● Job: The listing below begins with the first line you should copy; stop after the line containing "i) => i * paso);", and drop every picture.

-- Start Exercise materials --

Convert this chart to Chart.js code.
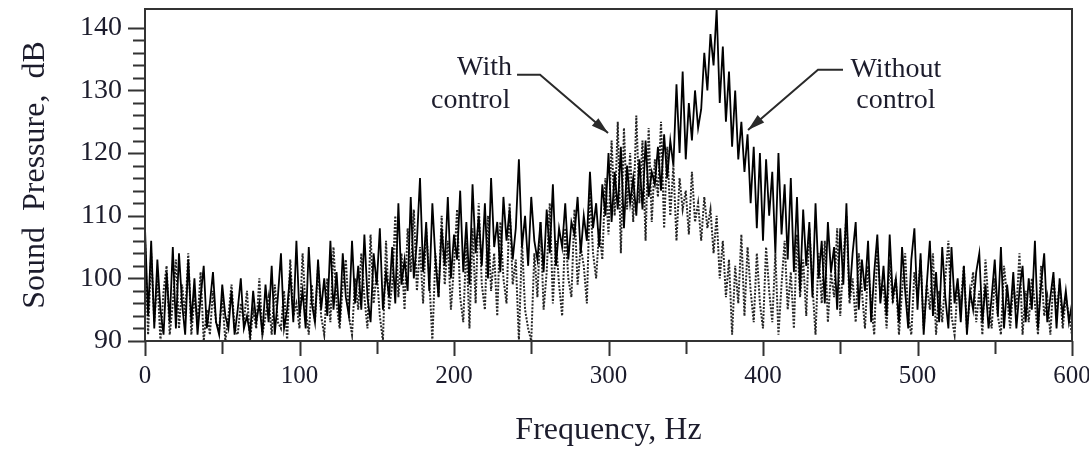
<!DOCTYPE html>
<html>
<head>
<meta charset="utf-8">
<script src="https://cdn.jsdelivr.net/npm/chart.js@4.4.1/dist/chart.umd.min.js"></script>
<style>
  html, body { margin: 0; padding: 0; background: #fff; }
  #grafico { display: block; }
</style>
</head>
<body>
<canvas id="grafico" width="1089" height="450"></canvas>
<script>
// Frecuencias cada 2 Hz (0 a 600)
const paso = 2;
const frecuencias = Array.from({ length: 301 }, (_, i) => i * paso);

// Presión sonora sin control (línea continua), dB
const sinControl = [
    108, 94, 106, 92, 103, 95, 91, 101, 93, 105,
    92, 104, 96, 91, 103, 93, 100, 91, 97, 102,
    92, 96, 101, 93, 91, 99, 94, 92, 98, 91,
    95, 100, 92, 94, 91, 98, 93, 96, 91, 99,
    93, 102, 91, 97, 104, 92, 95, 101, 93, 106,
    94, 98, 92, 105, 96, 93, 103, 95, 100, 94,
    106, 95, 101, 93, 104, 97, 94, 106, 96, 102,
    95, 107, 97, 93, 104, 99, 108, 95, 101, 97,
    105, 96, 112, 99, 103, 98, 113, 100, 106, 116,
    101, 109, 98, 112, 103, 97, 108, 102, 113, 100,
    107, 103, 114, 101, 109, 99, 115, 104, 110, 102,
    112, 100, 116, 105, 109, 101, 113, 106, 111, 103,
    108, 119, 105, 110, 102, 113, 106, 103, 109, 101,
    111, 104, 115, 102, 108, 105, 112, 103, 109, 107,
    113, 104, 110, 106, 117, 108, 112, 105, 115, 110,
    120, 109, 117, 111, 121, 108, 118, 112, 116, 110,
    119, 111, 122, 113, 117, 115, 121, 114, 123, 116,
    122, 118, 131, 120, 133, 119, 128, 122, 130, 124,
    127, 136, 130, 139, 134, 143, 128, 137, 125, 133,
    121, 130, 119, 125, 117, 123, 112, 121, 108, 120,
    106, 119, 110, 117, 104, 120, 107, 115, 103, 116,
    101, 113, 98, 111, 102, 109, 97, 112, 100, 106,
    96, 109, 101, 105, 95, 108, 99, 112, 97, 104,
    109, 95, 103, 98, 106, 93, 101, 107, 96, 102,
    94, 107, 97, 100, 93, 105, 98, 92, 103, 108,
    95, 104, 91, 99, 106, 94, 101, 93, 105, 97,
    92, 105, 96, 100, 93, 102, 91, 98, 95, 101,
    104, 93, 99, 92, 97, 103, 94, 105, 92, 99,
    94, 101, 92, 98, 102, 93, 100, 95, 106, 92,
    99, 104, 93, 97, 101, 92, 100, 94, 98, 93,
    96
];

// Presión sonora con control (línea punteada), dB
const conControl = [
    106, 91, 104, 93, 100, 90, 98, 102, 91, 96,
    103, 92, 99, 94, 104, 91, 97, 93, 101, 90,
    95, 91, 98, 93, 92, 97, 90, 94, 99, 92,
    91, 96, 93, 98, 90, 95, 92, 100, 91, 94,
    97, 91, 99, 93, 92, 98, 90, 103, 94, 96,
    92, 104, 95, 91, 99, 93, 102, 94, 91, 100,
    93, 105, 96, 92, 99, 103, 94, 91, 100, 95,
    104, 97, 92, 107, 96, 101, 94, 90, 106, 95,
    99, 110, 97, 104, 95, 108, 101, 111, 98, 105,
    96, 108, 100, 90, 104, 97, 110, 99, 106, 95,
    102, 111, 97, 93, 106, 92, 108, 96, 112, 99,
    95, 110, 98, 104, 94, 109, 100, 96, 112, 99,
    103, 90, 106, 95, 92, 90, 104, 97, 109, 95,
    101, 112, 96, 106, 99, 94, 108, 100, 97, 111,
    99, 105, 102, 96, 114, 104, 100, 108, 103, 116,
    107, 122, 110, 125, 104, 124, 111, 120, 109, 126,
    112, 122, 106, 124, 109, 119, 113, 125, 108, 121,
    110, 118, 106, 116, 111, 114, 107, 117, 109, 112,
    106, 113, 108, 111, 104, 110, 100, 106, 97, 103,
    91, 102, 96, 107, 94, 105, 98, 93, 104, 96,
    92, 105, 98, 93, 104, 91, 99, 106, 95, 101,
    92, 107, 97, 103, 94, 108, 99, 91, 104, 96,
    106, 93, 101, 97, 108, 94, 103, 110, 96, 100,
    93, 104, 98, 92, 102, 96, 91, 105, 97, 99,
    92, 103, 96, 100, 91, 98, 104, 94, 91, 101,
    97, 103, 92, 99, 95, 104, 91, 98, 93, 100,
    106, 94, 91, 99, 96, 102, 92, 97, 101, 93,
    98, 91, 103, 96, 92, 100, 94, 91, 102, 97,
    92, 99, 95, 104, 91, 98, 93, 100, 96, 91,
    102, 94, 97, 91, 100, 95, 99, 92, 97, 94,
    91
];

// Etiquetas de los ejes
const etiquetasX = [0, 100, 200, 300, 400, 500, 600];
const etiquetasY = [90, 100, 110, 120, 130, 140];

const colorTexto = '#1c1c2c';
const colorEje = '#333';

// Marcas de los ejes, el recuadro y las anotaciones con flechas
const extras = {
    id: 'extras',
    afterDraw(chart) {
        const ctx = chart.ctx;
        const a = chart.chartArea;
        const sx = chart.scales.x;
        const sy = chart.scales.y;
        ctx.save();
        ctx.strokeStyle = colorEje;
        ctx.lineWidth = 2;
        ctx.strokeRect(a.left, a.top, a.right - a.left, a.bottom - a.top);

        ctx.beginPath();
        for (let v = 90; v <= 140; v += 2) {
            const y = Math.round(sy.getPixelForValue(v)) + 0.5;
            const largo = v % 10 === 0 ? 17 : 12;
            ctx.moveTo(a.left - largo, y);
            ctx.lineTo(a.left, y);
        }
        for (let v = 0; v <= 600; v += 50) {
            const x = Math.round(sx.getPixelForValue(v)) + 0.5;
            const largo = v % 100 === 0 ? 15 : 13;
            ctx.moveTo(x, a.bottom);
            ctx.lineTo(x, a.bottom + largo);
        }
        ctx.stroke();

        // Anotaciones
        ctx.fillStyle = colorTexto;
        ctx.font = '28px "Liberation Serif", serif';
        ctx.textBaseline = 'middle';
        ctx.textAlign = 'right';
        ctx.fillText('With', sx.getPixelForValue(237.5), sy.getPixelForValue(133.6));
        ctx.fillText('control', sx.getPixelForValue(236.5), sy.getPixelForValue(128.3));
        ctx.textAlign = 'center';
        ctx.fillText('Without', sx.getPixelForValue(486), sy.getPixelForValue(133.3));
        ctx.fillText('control', sx.getPixelForValue(486), sy.getPixelForValue(128.3));

        const flecha = (puntos) => {
            const p = puntos.map(([f, d]) => [sx.getPixelForValue(f), sy.getPixelForValue(d)]);
            ctx.strokeStyle = '#2a2a2a';
            ctx.lineWidth = 2;
            ctx.beginPath();
            ctx.moveTo(p[0][0], p[0][1]);
            for (let i = 1; i < p.length; i++) ctx.lineTo(p[i][0], p[i][1]);
            ctx.stroke();
            const [x1, y1] = p[p.length - 2];
            const [x2, y2] = p[p.length - 1];
            const ang = Math.atan2(y2 - y1, x2 - x1);
            ctx.fillStyle = '#2a2a2a';
            ctx.beginPath();
            ctx.moveTo(x2, y2);
            ctx.lineTo(x2 - 17 * Math.cos(ang) + 5 * Math.sin(ang), y2 - 17 * Math.sin(ang) - 5 * Math.cos(ang));
            ctx.lineTo(x2 - 17 * Math.cos(ang) - 5 * Math.sin(ang), y2 - 17 * Math.sin(ang) + 5 * Math.cos(ang));
            ctx.closePath();
            ctx.fill();
        };
        flecha([[240.8, 132.5], [255.7, 132.5], [299.7, 123.2]]);
        flecha([[451.8, 133.3], [435.6, 133.3], [390.3, 123.7]]);
        ctx.restore();
    }
};

function generarGrafico() {
    const ctx = document.getElementById('grafico').getContext('2d');
    new Chart(ctx, {
        type: 'line',
        data: {
            datasets: [{
                label: 'Without control',
                data: frecuencias.map((f, i) => ({ x: f, y: sinControl[i] })),
                borderColor: '#000',
                borderWidth: 1.8,
                pointRadius: 0,
                tension: 0
            }, {
                label: 'With control',
                data: frecuencias.map((f, i) => ({ x: f, y: conControl[i] })),
                borderColor: 'rgba(0,0,0,0.85)',
                borderWidth: 2,
                borderDash: [2, 1.5],
                pointRadius: 0,
                tension: 0
            }]
        },
        options: {
            responsive: false,
            animation: false,
            devicePixelRatio: 1,
            layout: { padding: { top: 9, right: 17, left: 0, bottom: 0 } },
            plugins: {
                legend: { display: false },
                tooltip: { enabled: false }
            },
            scales: {
                x: {
                    type: 'linear',
                    min: 0,
                    max: 600,
                    grid: { display: false, drawTicks: false },
                    border: { display: false },
                    ticks: {
                        stepSize: 50,
                        autoSkip: false,
                        maxRotation: 0,
                        padding: 20,
                        color: colorTexto,
                        font: { family: '"Liberation Serif", serif', size: 25 },
                        callback: v => etiquetasX.includes(v) ? v : ''
                    },
                    title: {
                        display: true,
                        text: 'Frequency, Hz',
                        color: colorTexto,
                        font: { family: '"Liberation Serif", serif', size: 32 },
                        padding: { top: 0, bottom: 0 }
                    },
                    afterFit: s => { s.height = 109; s.paddingLeft = 0; s.paddingRight = 0; }
                },
                y: {
                    min: 90,
                    max: 143,
                    grid: { display: false, drawTicks: false },
                    border: { display: false },
                    ticks: {
                        stepSize: 2,
                        autoSkip: false,
                        padding: 23,
                        color: colorTexto,
                        font: { family: '"Liberation Serif", serif', size: 28 },
                        callback: v => etiquetasY.includes(v) ? v : ''
                    },
                    title: {
                        display: true,
                        text: 'Sound  Pressure,  dB',
                        color: colorTexto,
                        font: { family: '"Liberation Serif", serif', size: 32 },
                        padding: { top: 16, bottom: 0 }
                    },
                    afterFit: s => { s.width = 145; s.paddingTop = 0; s.paddingBottom = 0; }
                }
            }
        },
        plugins: [extras]
    });
}

document.addEventListener('DOMContentLoaded', generarGrafico);
</script>
</body>
</html>
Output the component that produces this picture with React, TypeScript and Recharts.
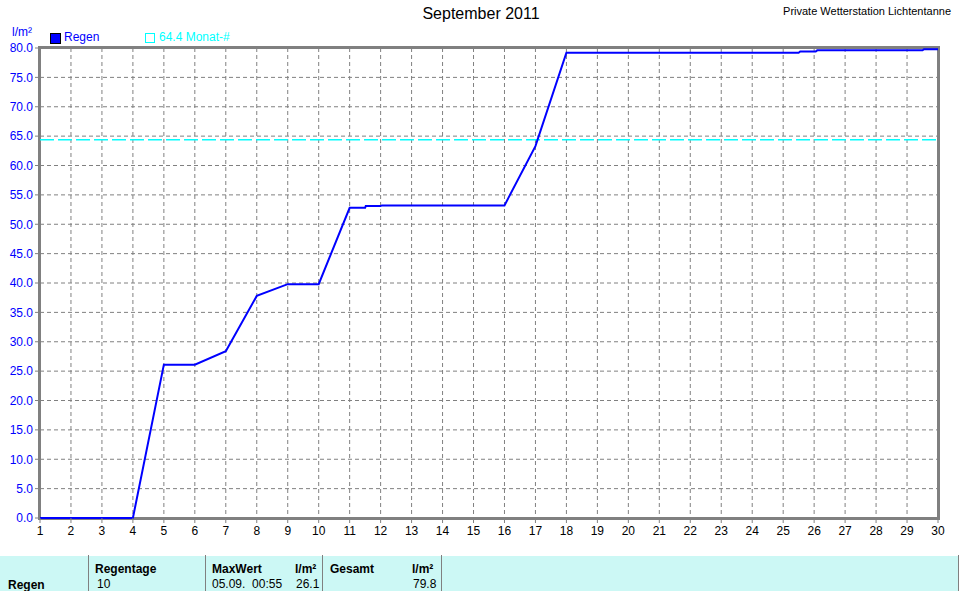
import React from 'react'
import {
  LineChart,
  Line,
  XAxis,
  YAxis,
  CartesianGrid,
  ReferenceLine,
} from 'recharts'

// Regen September 2011, Summenkurve (l/m²) – Zeitpunkt in Tagen
const DAYS = [1, 2, 3, 4, 5, 6, 7, 8, 9, 10, 11, 11.5, 11.52, 12, 12.04, 16, 17, 18, 25.5, 25.55, 26.05, 26.1, 29.5, 29.55, 30]
const RAIN = [0, 0, 0, 0, 26.1, 26.1, 28.4, 37.8, 39.8, 39.8, 52.8, 52.8, 53.1, 53.1, 53.2, 53.2, 63.3, 79.2, 79.2, 79.4, 79.4, 79.6, 79.6, 79.8, 79.8]
const X_TICKS = Array.from({ length: 30 }, (_, i) => i + 1)
const Y_TICKS = [0, 5, 10, 15, 20, 25, 30, 35, 40, 45, 50, 55, 60, 65, 70, 75, 80]
const MONTH_AVG = 64.4

const data = DAYS.map((d, i) => ({ day: d, regen: RAIN[i] }))

const FONT = '"Liberation Sans", Arial, sans-serif'
const GRAY = '#808080'

export default function App() {
  const cell = (left: number, top: number, text: string, bold = false) => (
    <div
      style={{
        position: 'absolute',
        left,
        top,
        fontSize: 12,
        fontWeight: bold ? 'bold' : 'normal',
        color: '#000',
        whiteSpace: 'pre',
      }}
    >
      {text}
    </div>
  )

  return (
    <div
      style={{
        position: 'fixed',
        left: 0,
        top: 0,
        width: 960,
        height: 591,
        background: '#fff',
        fontFamily: FONT,
        overflow: 'hidden',
      }}
    >
      {/* Titel */}
      <div style={{ position: 'absolute', left: 0, width: 962, top: 5, textAlign: 'center', fontSize: 16 }}>
        September 2011
      </div>
      <div style={{ position: 'absolute', right: 9, top: 5, fontSize: 11 }}>Private Wetterstation Lichtentanne</div>

      {/* Einheit + Legende */}
      <div style={{ position: 'absolute', left: 12, top: 25, fontSize: 12, color: '#0000ff' }}>l/m²</div>
      <div
        style={{
          position: 'absolute',
          left: 50,
          top: 33,
          width: 9,
          height: 9,
          background: '#0000ff',
          border: '1px solid #000',
        }}
      />
      <div style={{ position: 'absolute', left: 64, top: 30, fontSize: 12, color: '#0000ff' }}>Regen</div>
      <div
        style={{
          position: 'absolute',
          left: 145,
          top: 33,
          width: 8,
          height: 8,
          border: '1px solid #00ffff',
        }}
      />
      <div style={{ position: 'absolute', left: 159, top: 30, fontSize: 12, color: '#00ffff' }}>
        {MONTH_AVG.toFixed(1)} Monat-#
      </div>

      {/* Rahmen des Diagramms, hinter dem SVG, damit die Kurve darüber liegt */}
      <div
        style={{
          position: 'absolute',
          left: 38,
          top: 46,
          width: 902,
          height: 474,
          boxSizing: 'border-box',
          border: `3px solid ${GRAY}`,
        }}
      />

      <div style={{ position: 'absolute', left: 0, top: 0 }}>
        <LineChart
          width={960}
          height={541}
          data={data}
          margin={{ top: 48, right: 22, bottom: 0, left: 0 }}
          style={{ fontFamily: FONT }}
        >
          <CartesianGrid stroke={GRAY} strokeDasharray="4 3" verticalValues={X_TICKS} horizontalValues={Y_TICKS} />
          <XAxis
            dataKey="day"
            type="number"
            domain={[1, 30]}
            ticks={X_TICKS}
            interval={0}
            height={23}
            axisLine={false}
            tickLine={{ stroke: GRAY }}
            tickSize={5}
            tickMargin={3}
            tick={{ fill: '#000', fontSize: 12 }}
          />
          <YAxis
            type="number"
            domain={[0, 80]}
            ticks={Y_TICKS}
            interval={0}
            width={40}
            axisLine={false}
            tickLine={{ stroke: GRAY }}
            tickSize={5}
            tickMargin={2}
            tick={{ fill: '#0000ff', fontSize: 12 }}
            tickFormatter={(v: number) => v.toFixed(1)}
          />
          <ReferenceLine y={MONTH_AVG} stroke="#00ffff" strokeWidth={1.5} strokeDasharray="14 4" />
          <Line
            type="linear"
            dataKey="regen"
            stroke="#0000ff"
            strokeWidth={2}
            dot={false}
            isAnimationActive={false}
          />
        </LineChart>
      </div>

      {/* Tabelle unten */}
      <div
        style={{
          position: 'absolute',
          left: 0,
          top: 556,
          width: 958,
          height: 35,
          background: '#ccf8f5',
        }}
      />
      {[88, 205, 322, 441, 958].map((x) => (
        <div key={x} style={{ position: 'absolute', left: x, top: 555, width: 1, height: 36, background: GRAY }} />
      ))}
      {cell(95, 562, 'Regentage', true)}
      {cell(212, 562, 'MaxWert', true)}
      {cell(295, 562, 'l/m²', true)}
      {cell(330, 562, 'Gesamt', true)}
      {cell(412, 562, 'l/m²', true)}
      {cell(8, 578, 'Regen', true)}
      {cell(97, 577, '10')}
      {cell(212, 577, '05.09.  00:55')}
      {cell(296, 577, '26.1')}
      {cell(413, 577, '79.8')}
    </div>
  )
}
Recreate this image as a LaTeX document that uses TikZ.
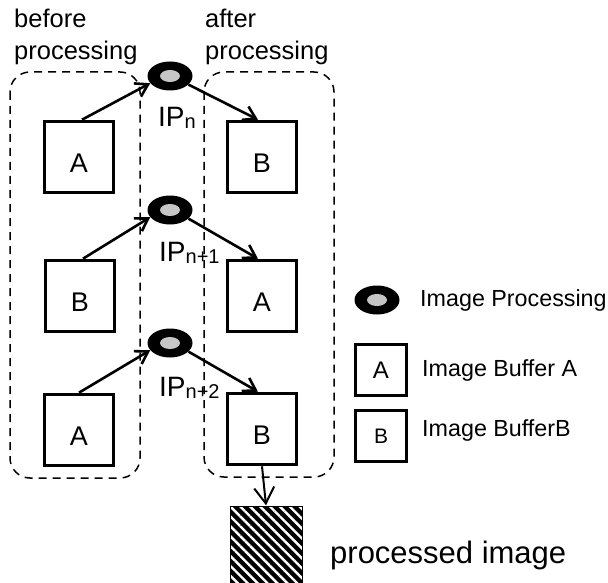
\documentclass[tikz,border=0pt]{standalone}
\usepackage{fontspec}
\setmainfont{Liberation Sans}
\usetikzlibrary{shapes.geometric,arrows.meta,patterns.meta}
\begin{document}
\begin{tikzpicture}[x=1pt,y=-1pt,
  buf/.style={draw, line width=3.6pt, minimum width=69pt, minimum height=71pt,
    inner sep=0pt, text height=30pt, text depth=0pt, font=\fontsize{27}{27}\selectfont},
  lbuf/.style={draw, line width=3.4pt, minimum width=51pt, minimum height=51pt,
    inner sep=0pt},
  ipell/.style={ellipse, fill=black, minimum width=45pt, minimum height=29pt, inner sep=0pt,
    path picture={\fill[gray!45] (path picture bounding box.center) ellipse (10pt and 6pt);}},
  cont/.style={line width=1.5pt, dash pattern=on 8pt off 6pt, rounded corners=20pt},
  arr/.style={line width=2.6pt, -{Straight Barb[length=12pt,width=15pt]}},
  txt/.style={inner sep=0pt, anchor=base west},
  iplab/.style={inner sep=0pt, anchor=base west, font=\fontsize{28}{28}\selectfont}]
\useasboundingbox (0,0) rectangle (608,583);

% containers
\draw[cont] (10,72) rectangle (140,478);
\draw[cont] (204,72) rectangle (334,477);

% headings
\node[txt, font=\fontsize{25.5}{25.5}\selectfont] (t1) at (14,28) {before};
\node[txt, font=\fontsize{25.5}{25.5}\selectfont] (t2) at (14,60) {processing};
\node[txt, font=\fontsize{25.5}{25.5}\selectfont] (t3) at (205,28) {after};
\node[txt, font=\fontsize{25.5}{25.5}\selectfont] (t4) at (205,60) {processing};

% buffers
\node[buf] (l1) at (79,157) {A};
\node[buf] (r1) at (262,157) {B};
\node[buf] (l2) at (80,296) {B};
\node[buf] (r2) at (262,296) {A};
\node[buf] (l3) at (79,430) {A};
\node[buf] (r3) at (262,429) {B};

% processing ellipses
\node[ipell] (e1) at (170,76) {};
\node[ipell] (e2) at (170,210) {};
\node[ipell] (e3) at (170,343) {};

% IP labels
\node[iplab] (ip1) at (158,127) {IP{\fontsize{20}{20}\selectfont\raisebox{-2pt}{n}}};
\node[iplab] (ip2) at (159,261) {IP{\fontsize{20}{20}\selectfont\raisebox{-2pt}{n+1}}};
\node[iplab] (ip3) at (159,396) {IP{\fontsize{20}{20}\selectfont\raisebox{-2pt}{n+2}}};

% arrows
\draw[arr] ([xshift=3pt]l1.north) -- (e1.200);
\draw[arr] (e1.-25) -- ([xshift=-4pt]r1.north);
\draw[arr] ([xshift=3pt]l2.north) -- (e2.200);
\draw[arr] (e2.-25) -- ([xshift=-4pt]r2.north);
\draw[arr] ([xshift=0pt]l3.north) -- (e3.200);
\draw[arr] (e3.-25) -- ([xshift=-4pt]r3.north);

% processed image
\node[draw, line width=1pt, minimum width=72pt, minimum height=77pt, inner sep=0pt,
  preaction={fill=black}, pattern={Lines[angle=-45,distance=7pt,line width=2.4pt]},
  pattern color=white] (pi) at (266,545) {};
\draw[line width=2pt, -{Straight Barb[length=16pt,width=20pt]}] (r3.south) -- (pi.north);
\node[txt, font=\fontsize{31}{31}\selectfont] (pt) at (330,563) {processed image};

% legend
\node[ipell] (g1) at (377,300) {};
\node[lbuf, font=\fontsize{24}{24}\selectfont] (g2) at (381,370) {A};
\node[lbuf, font=\fontsize{21}{21}\selectfont] (g3) at (381,436) {B};
\node[inner sep=0pt, anchor=west, font=\fontsize{23.3}{23.3}\selectfont] (gt1) at (420,300) {Image Processing};
\node[inner sep=0pt, anchor=west, font=\fontsize{23.3}{23.3}\selectfont] (gt2) at (422,370) {Image Buffer A};
\node[inner sep=0pt, anchor=west, font=\fontsize{23.3}{23.3}\selectfont] (gt3) at (422,430) {Image BufferB};
\end{tikzpicture}
\end{document}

-- End Exercise materials --

● Exercise solution:
Convert this chart to Chart.js code.
<!DOCTYPE html>
<html>
<head>
<meta charset="utf-8">
<script src="https://cdn.jsdelivr.net/npm/chart.js@4.4.1/dist/chart.umd.min.js"></script>
<style>
  html, body { margin: 0; padding: 0; background: #fff; }
  #grafico { display: block; }
</style>
</head>
<body>
<canvas id="grafico" width="1089" height="450"></canvas>
<script>
// Frecuencias cada 2 Hz (0 a 600)
const paso = 2;
const frecuencias = Array.from({ length: 301 }, (_, i) => i * paso);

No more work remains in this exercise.